I have an older grease gun that I use for greasing my older pickup. This is
the hand operated type, with the lever that you pump to get grease.
Lately, I haven't been able to get any pressure when using the lever.
Any suggestions on why no pressure, or should I just get a new one?
Any easy way to alleviate having to open up hand operated grease gun
once or twice per using up one cartridge of grease in order to remove
air which causes gun to pump like it is empty when it is not empty?
I put a metal ring around the plunger shaft, and hang the grease gun with
the nozzle down when not in use.
I'm not sure it makes any difference, but I'm hoping that the grease will
settle towards the pump assenbly at the tip. Which (when not in use) is the
pump assembly at the bottom of the tube.
Seems to work for me.
Don't know what kind of grease gun you have, but
it is either no good or you are doing something
wrong. Most guns have a plunger at the rear that
puts pressure on the grease to move forward. When
change the cartridge, you pull the plunger out
(and lock it in a slot), you put the cartridge in,
screw the top on, and release the plunger and
push it in. The built in spring continues to push
the grease forward. Perhaps the spring is broken
or missing. The only purpose of the pump is to
build pressure in the tube/hose before the
coupling. If you can unscrew the top without
loosing all the grease on the ground, then the
plunger is not working.
Not in my experience, besides, the pressure on the
grease would make any air move into the hose/tube.
Don't know what he means by pumping the plunger,
but if he means the plunger at the rear end of the
gun (not the handle used to squirt the grease),
that would just stir ups the grease a little. You
can't air lock a gun if the spring mechanism that
pushes the grease forward is working correctly.
Well, maybe you can air lock it if you really try
or it is a piss poor excuse for a grease gun.
I'm not a professional grease monkey but took care
of all my vehicles. Pulling the plunger back to
compress the spring took a lot of muscles on every
grease guns I used. I still vote for a wimpy spring.
Well, guess your supplier does better, maybe... :)
If it's all air, no grease forever, that's different...an occasional
"whiff" on a stroke or two or three has been my experience since was
first big enough to help w/ lube work on the farm. Then we loaded guns
from bulk drum. No real difference now w/ cartridges except slight
convenience that I can tell...
Like Harry, it has been my experience for over 50 years. Have 3
different brand guns now...same prob in all three. Two of them do have
a screw (plug) at the top (end where grease exit tuibe is) the
function of which I have no clue.
On Thu, 09 Jun 2005 00:23:36 GMT, "George E. Cawthon"
i'm not for sure if this has been suggested yet, but my grease gun has
a slotted cap at the top near the handle that i take off when i get
air. i just crack it open until grease starts to come out. if i take
it all the way off, i get a mess.
i've also worked with some guns that have a spring loaded ball bearing
in place of the cap. this way you just push on it until the air comes
hope this helps.
If it pumps w/o being on a zerk then likely the internal seals (o-
rings) have finally worn out. If it won't do even that, guess would
be the loading spring broke or is jammed...

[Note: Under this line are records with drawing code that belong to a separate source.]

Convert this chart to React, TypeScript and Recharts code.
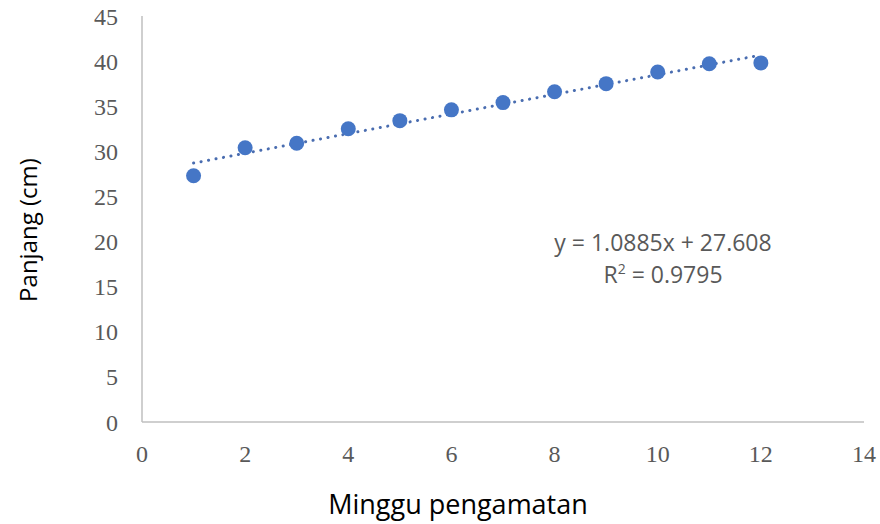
import { ScatterChart, Scatter, XAxis, YAxis, Label } from "recharts";

const weeks = [1, 2, 3, 4, 5, 6, 7, 8, 9, 10, 11, 12];
const lengths = [27.3, 30.4, 30.9, 32.5, 33.4, 34.6, 35.4, 36.6, 37.5, 38.8, 39.7, 39.8];
const xTicks = [0, 2, 4, 6, 8, 10, 12, 14];
const yTicks = [0, 5, 10, 15, 20, 25, 30, 35, 40, 45];
const slope = 1.0885;
const intercept = 27.608;

const points = weeks.map((w, i) => ({ x: w, y: lengths[i] }));
const trend = [weeks[0], weeks[weeks.length - 1]].map((w) => ({ x: w, y: slope * w + intercept }));

const tickStyle = { fontFamily: "Liberation Serif, serif", fontSize: 24, fill: "#595959" };
const titleFont = "Open Sans, sans-serif";

export default function App() {
  return (
    <div style={{ position: "absolute", left: 0, top: 0, width: 880, height: 524, background: "#fff" }}>
      <ScatterChart width={880} height={524} margin={{ top: 16, right: 16, left: 0, bottom: 0 }}>
        <XAxis
          type="number"
          dataKey="x"
          domain={[0, 14]}
          ticks={xTicks}
          tickLine={false}
          axisLine={{ stroke: "#bfbfbf", strokeWidth: 1.5 }}
          tick={tickStyle}
          tickMargin={17}
          height={102}
        >
          <Label
            content={() => (
              <text x={458} y={514} textAnchor="middle" fontFamily={titleFont} fontSize={27} fill="#000">
                Minggu pengamatan
              </text>
            )}
          />
        </XAxis>
        <YAxis
          type="number"
          dataKey="y"
          domain={[0, 45]}
          ticks={yTicks}
          tickLine={false}
          axisLine={{ stroke: "#bfbfbf", strokeWidth: 1.5 }}
          tick={tickStyle}
          tickMargin={18}
          width={142}
        >
          <Label
            content={() => (
              <text
                x={37}
                y={230}
                transform="rotate(-90 37 230)"
                textAnchor="middle"
                fontFamily={titleFont}
                fontSize={24}
                fill="#000"
              >
                Panjang (cm)
              </text>
            )}
          />
        </YAxis>
        <Scatter
          data={trend}
          line={{ stroke: "#4a6db0", strokeWidth: 3, strokeDasharray: "0.1 7.5", strokeLinecap: "round" }}
          shape={() => null}
          isAnimationActive={false}
        />
        <Scatter
          data={points}
          fill="#4576c6"
          isAnimationActive={false}
          shape={(p: any) => <circle cx={p.cx} cy={p.cy} r={7.5} fill="#4576c6" />}
        />
      </ScatterChart>
      <div
        style={{
          position: "absolute",
          left: 513,
          top: 226,
          width: 300,
          textAlign: "center",
          fontFamily: titleFont,
          fontSize: 23,
          lineHeight: "32px",
          color: "#595959",
        }}
      >
        <div>y = 1.0885x + 27.608</div>
        <div>
          R<sup style={{ fontSize: 14, verticalAlign: "9px", lineHeight: 0 }}>2</sup> = 0.9795
        </div>
      </div>
    </div>
  );
}
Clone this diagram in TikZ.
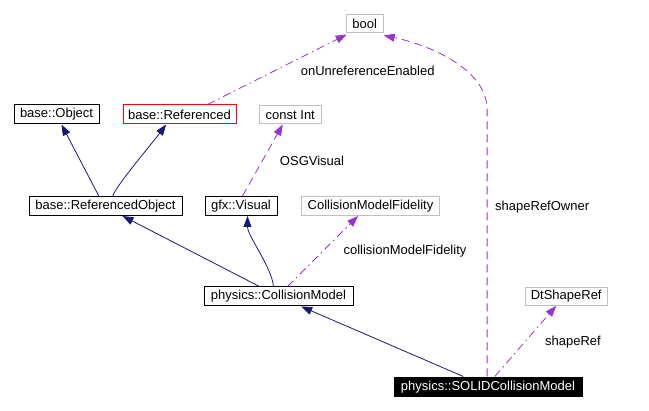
\documentclass[tikz,border=0pt]{standalone}
\usepackage{fontspec}
\setmainfont{Liberation Sans}
\usetikzlibrary{arrows.meta}
\definecolor{edgeblue}{HTML}{191970}
\definecolor{edgepurple}{HTML}{9A32CD}
\definecolor{boxgray}{HTML}{BFBFBF}
\begin{document}
\begin{tikzpicture}[x=1pt,y=-1pt,
  every node/.style={font=\fontsize{13}{15}\selectfont, inner sep=0pt},
  cls/.style={draw=black, line width=1pt, minimum height=19pt},
  ext/.style={draw=boxgray, line width=1pt, minimum height=18pt},
  inh/.style={draw=edgeblue, line width=0.8pt, -{Triangle[length=11pt,width=8pt]}},
  use/.style={draw=edgepurple, line width=0.8pt, dash pattern=on 8pt off 5pt, -{Triangle[length=11pt,width=8pt]}},
  usedot/.style={draw=edgepurple, line width=0.8pt, dash pattern=on 8pt off 4pt on 1.5pt off 4pt, -{Triangle[length=11pt,width=8pt]}},
  lbl/.style={}
]
\useasboundingbox (0,0) rectangle (649,411);

\node[ext, minimum width=37pt] (bool) at (364.7,24) {bool};
\node[cls, minimum width=85pt] (obj) at (56.5,114.5) {base::Object};
\node[cls, draw=red, minimum width=113pt] (ref) at (179.5,114.5) {base::Referenced};
\node[ext, minimum width=62pt] (cint) at (290.3,115) {const Int};
\node[cls, minimum width=153pt] (ro) at (105.5,206) {base::ReferencedObject};
\node[cls, minimum width=72pt] (vis) at (241,206) {gfx::Visual};
\node[ext, minimum width=138pt, minimum height=19pt] (cmf) at (370.5,206) {CollisionModelFidelity};
\node[cls, minimum width=149pt] (cm) at (278.5,296.5) {physics::CollisionModel};
\node[ext, minimum width=82pt] (dt) at (566.2,296.3) {DtShapeRef};
\node[fill=black, text=white, minimum width=189pt, minimum height=20pt] (solid) at (488,386.7) {physics::SOLIDCollisionModel};

% inheritance
\draw[inh] ([xshift=70pt]solid.north west) -- ([xshift=97.7pt]cm.south west);
\draw[inh] ([xshift=56pt]cm.north west) -- ([xshift=94pt]ro.south west);
\draw[inh] ([xshift=70pt]cm.north west) .. controls +(-2,-20) and +(0,20) .. ([xshift=43pt]vis.south west);
\draw[inh] ([xshift=70.3pt]ro.north west) -- ([xshift=48pt]obj.south west);
\draw[inh] ([xshift=84.3pt]ro.north west) .. controls +(3,-10) and +(-15,20) .. ([xshift=43.7pt]ref.south west);

% usage
\draw[usedot] ([xshift=84pt]cm.north west) -- ([xshift=57pt]cmf.south west);
\draw[use] ([xshift=38pt]vis.north west) -- ([xshift=24pt]cint.south west);
\draw[usedot] ([xshift=85pt]ref.north west) -- ([xshift=1pt,yshift=-1pt]bool.south west);
\draw[use] ([xshift=93.8pt]solid.north west) -- ++(0,-267) .. controls +(0,-40) and (430,45) .. ([yshift=-2pt]bool.south east);
\draw[usedot] ([xshift=101.5pt]solid.north west) -- ([xshift=31.5pt]dt.south west);

% labels
\node[lbl] (l1) at (367.7,70.7) {onUnreferenceEnabled};
\node[lbl] (l2) at (312,160.7) {OSGVisual};
\node[lbl] (l3) at (405,251.3) {collisionModelFidelity};
\node[lbl, anchor=west] (l4) at (495,206.7) {shapeRefOwner};
\node[lbl] (l5) at (573,342.3) {shapeRef};
\end{tikzpicture}
\end{document}
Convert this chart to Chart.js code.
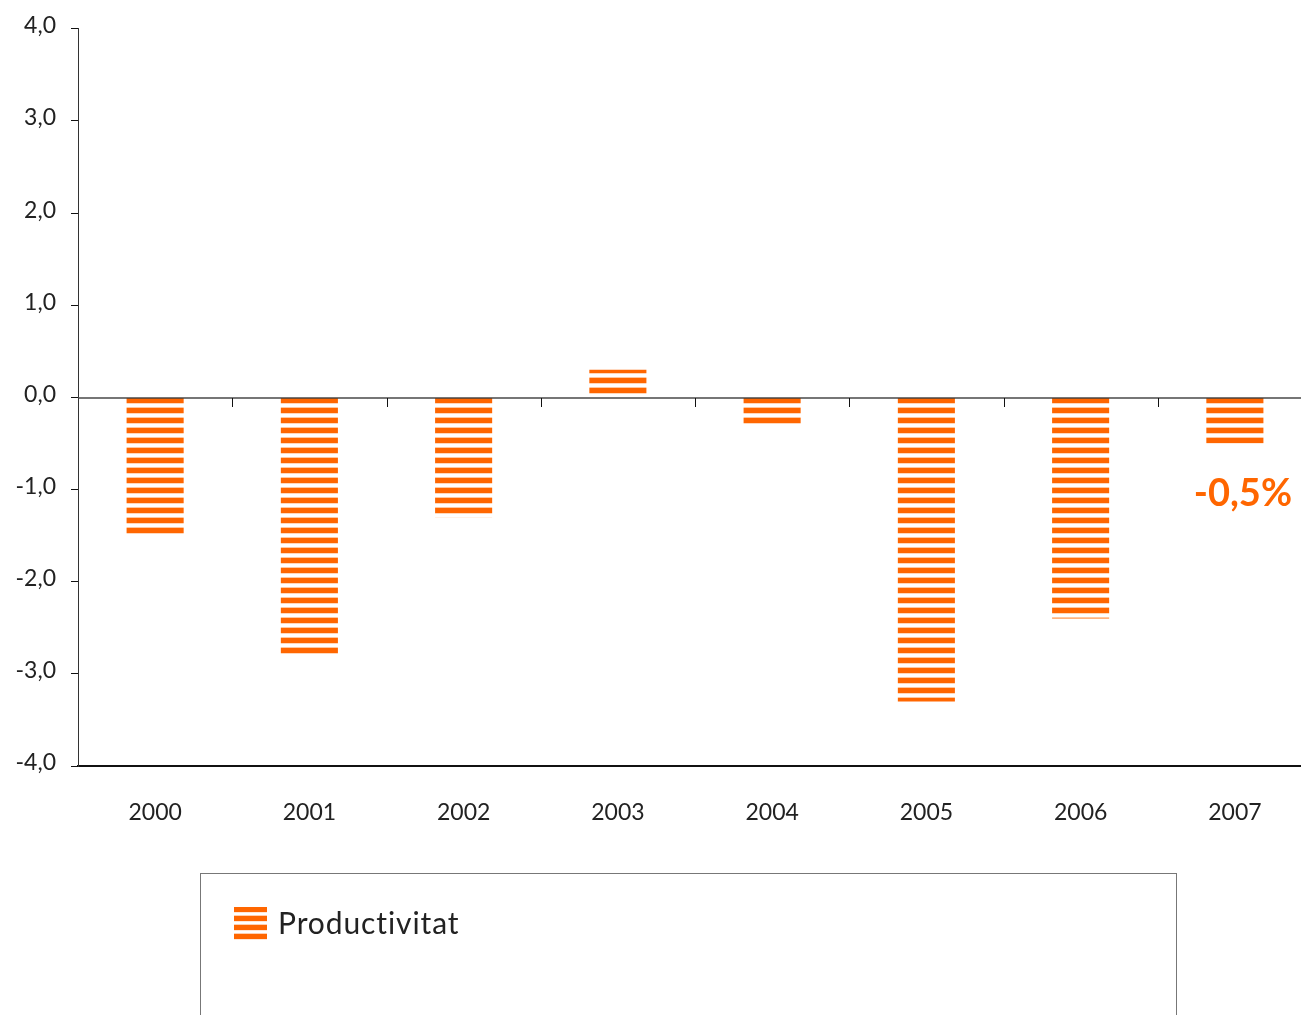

Unless it is a quality gun probably just as well as to replace it as
try the repair if it seals rather than a simple "ah-ha" on the spring/
Oh, of course there's also the outside chance you've got a really big
air bubble and keeping pumping and all will heal itself or the even
remoter chance you've got something foreign blocking the line I
to add a little-it doesn't pump grease, even when not on a grease fitting.
The spring is OK.
I suppose it could just be an air bubble.
occasionally, I will get some pressure, but it only lasts for 4-5 pumps.
Actually, the more likely culprit is the linkage between the handle
and the internal mechanism -- check for one of the link pins missing/
If it does on occasion pump, yes, that sounds like air would be good
possibility. Try pulling the plunger and release it again, trying to
work the plunger down. Sometimes can compress or move the air pocket
around and get it to clear more quickly...
On occasion I've gone so far as to take the tube back out and
"massage" the grease in it to rid it of pockets in really bad cases.